Вы чувствуете ненависть к россиянам?
— Когда все началось, мы листали все соцсети, какие могли, и читали от людей из России комментарии типа: «так вам и надо», «ну, наконец-то», «минус один». Ой, а что про детей писали… В общем, они очень много жестоких вещей писали. Я не диванный комментатор, но мне все время хотелось отвечать им таким же злом и агрессией. Я просто не понимала, как так можно. Зачем вы так пишете? Вы что, не понимаете, что такое смерть? Не знаете, что такое война? Да, вы не знаете, каково это испытать на своей шкуре, но как можно быть настолько жестокими по отношению к людям, которые ничего не сделали? Тогда я этого не понимала, что меня очень бесило. Я старалась что-то писать, потому что иногда в комментариях был полный абсурд. Прошло время, я поняла, как работают СМИ в России, как там промывают людям мозги, и несколько смирилась с этим. Когда я читаю какие-то гадости — глубокий вдох-выдох — и я понимаю, что так работает система, их научили думать и размышлять в таком русле. Еще я любила искать хороших русских, и это не понимали в моем окружении. Я начала оправдывать их, говорить: «Посмотрите, есть же те, кто поуезжали, есть те, кто не согласны». Но моя семья и мои друзья убеждали меня, что это неправильно, что хороших русских нет. Я так не считаю, я прекрасно понимаю, что во всем мире есть и более адекватные люди, и те, которые больше подвержены мнению других людей или властей. У меня прошла злость. Сейчас, когда я читаю комментарии под тем же Охматдетом, что «так и надо», «вы заслужили», я просто не обращаю на это внимания.
Какое будущее ждет Украину? Какое — Россию?
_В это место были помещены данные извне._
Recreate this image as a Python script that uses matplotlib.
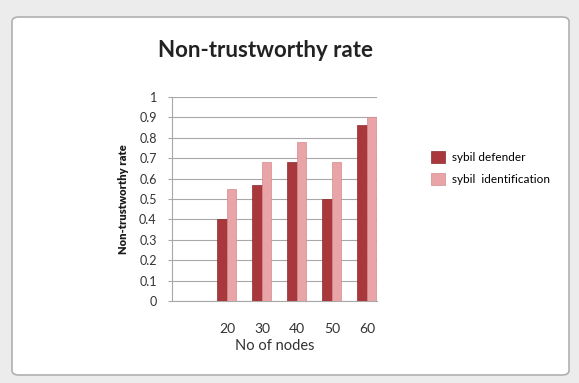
import matplotlib.pyplot as plt
import numpy as np
from matplotlib.patches import FancyBboxPatch

# 数据
categories = ['', '20', '30', '40', '50', '60']
defender = [np.nan, 0.40, 0.57, 0.68, 0.50, 0.86]
identification = [np.nan, 0.55, 0.68, 0.78, 0.68, 0.90]
yticks = np.arange(0, 1.01, 0.1)

plt.rcParams['font.family'] = ['Lato', 'DejaVu Sans']

fig = plt.figure(figsize=(5.79, 3.83), dpi=100)
fig.patch.set_facecolor('#ececec')

# 图表外框 (Excel 风格)
box = FancyBboxPatch((12 / 579, 8 / 383), 557 / 579, 358 / 383,
                     boxstyle='round,pad=0,rounding_size=0.012',
                     transform=fig.transFigure, facecolor='white',
                     edgecolor='#b0b0b0', linewidth=1.2, zorder=-5)
fig.add_artist(box)

ax = fig.add_axes([172 / 579, 0.214, 205 / 579, 0.533])
ax.set_zorder(1)
ax.set_facecolor('none')

x = np.arange(len(categories))
w = 0.27
ax.bar(x - w / 2, defender, w, color='#a8383c', edgecolor='#8c2a2e',
       linewidth=0.5, label='sybil defender', zorder=3)
ax.bar(x + w / 2, identification, w, color='#e8a4a6', edgecolor='#d48a8c',
       linewidth=0.5, label='sybil  identification', zorder=3)

ax.set_xlim(-0.57, 5.29)
ax.set_ylim(0, 1)
ax.set_yticks(yticks)
ax.set_yticklabels(['0', '0.1', '0.2', '0.3', '0.4', '0.5', '0.6', '0.7',
                    '0.8', '0.9', '1'])
ax.set_xticks(x)
ax.set_xticklabels(categories)
ax.yaxis.grid(True, color='#a8a8a8', linewidth=0.8, zorder=0)
ax.set_axisbelow(True)
for s in ['top', 'right']:
    ax.spines[s].set_visible(False)
ax.spines['left'].set_color('#a8a8a8')
ax.spines['bottom'].set_color('#a8a8a8')
ax.tick_params(axis='x', length=0, labelsize=10, colors='#333333', pad=16)
ax.tick_params(axis='y', length=3, color='#a8a8a8', labelsize=9,
               colors='#333333', pad=8)

ax.set_xlabel('No of nodes', fontsize=10.5, color='#333333', labelpad=3)
ax.set_ylabel('Non-trustworthy rate', fontsize=8, fontweight='heavy',
              color='#1a1a1a', labelpad=7)

fig.text(266 / 579, 0.868, 'Non-trustworthy rate', ha='center', va='center',
         fontsize=16, fontweight='bold', color='#222222', zorder=2)

leg = fig.legend(loc='upper left', bbox_to_anchor=(420 / 579, 1 - 140 / 383),
                 frameon=False, fontsize=8.5, handlelength=1.2,
                 handleheight=1.2, labelspacing=0.9, handletextpad=0.6)
leg.set_zorder(2)

plt.savefig('out.png', dpi=100, facecolor=fig.get_facecolor())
— Я надеюсь, что когда закончится война — а у меня есть ощущение, что это случится скоро — через каких-то 50 лет это будет просто история, которую придется изучать в школе. Народ оклемается и, возможно, все будет как раньше. Я бы этого хотела. Я бы хотела, чтобы не было никакого барьера, чтобы мы не ругались, не делали этих гадостей в комментариях, не воспринимали друг друга врагами. Мы все говорим на одном языке, мы соседи, просто в какой-то момент из-за политических игрищ нас убедили ненавидеть друг друга — это абсурд. Я надеюсь, что через поколение все будет как раньше. По крайней мере, я об этом мечтаю.